Estrada's presidency was characterised by womanising and drinking with his so-called midnight cabinet of cronies. His disdain for acceptable norms of behaviour became a national embarrassment to the country. It is not that Filipinos' neither drink nor womanise. It is just that they don't usually do it publicly. To the masses, however, Estrada was at least warm and colourful. The incumbent administration often appears the antithesis of that-cold and distant.

Be that as it may be, whatever their faults, President Arroyo and her economic team have at least got the country back on the path to sustained economic growth with the best prospects for further development in many years-certainly since the Ramos era. Finally, the country appears to have shaken off the blues of the Asian financial crisis and is back on track. President Arroyo may not be loved but she is respected for what she has done-at least by the business community. By extension, the Philippines is also gaining new respect internationally and is back on the investment map, even though there is so far no tsunami of funds washing into the country (other than those from the overseas workers whose dutiful remittances have brought the foreign reserves of the country to new highs).

And if tolerance of a certain level of malfeasance is the price to pay for all of this good news then maybe that is a price that has to be paid.
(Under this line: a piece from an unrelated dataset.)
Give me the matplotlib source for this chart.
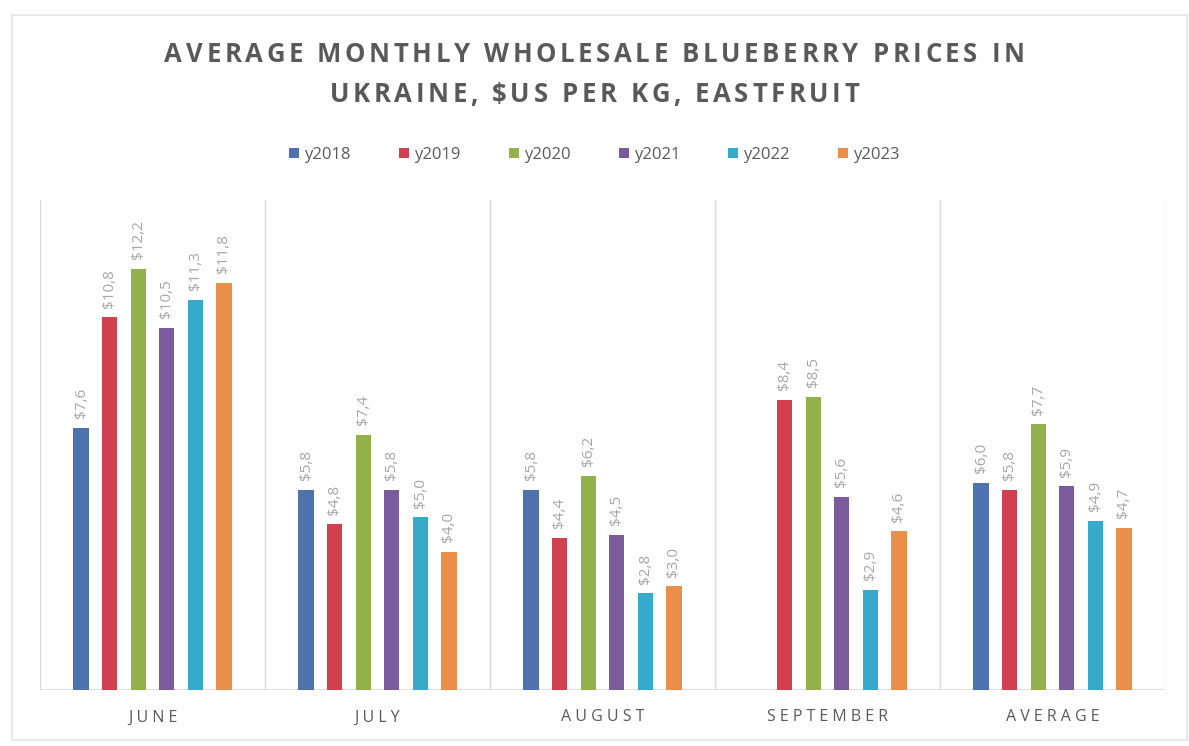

Nobody would dare argue that line publicly of course, but then reality can sometime sting. Corrupt practices are so utterly endemic they will be with us for some time to come, and may well be beyond the scope of any one person or even dedicated group, to stop.
Since the announcement of the verdict, local stocks and the peso have both moved upward. This is taken that the business community did believe that the conviction is a signal to investors and to the world that the justice system can work in the country and hold the nation together, despite the many controversies involving its leaders and attempts to politicise and undermine the process. One institution at least has shown itself as rising above the inevitable pressure.

It is not over yet but another storm has been weathered and Philippines Inc. continues on course. For this we should be thankful.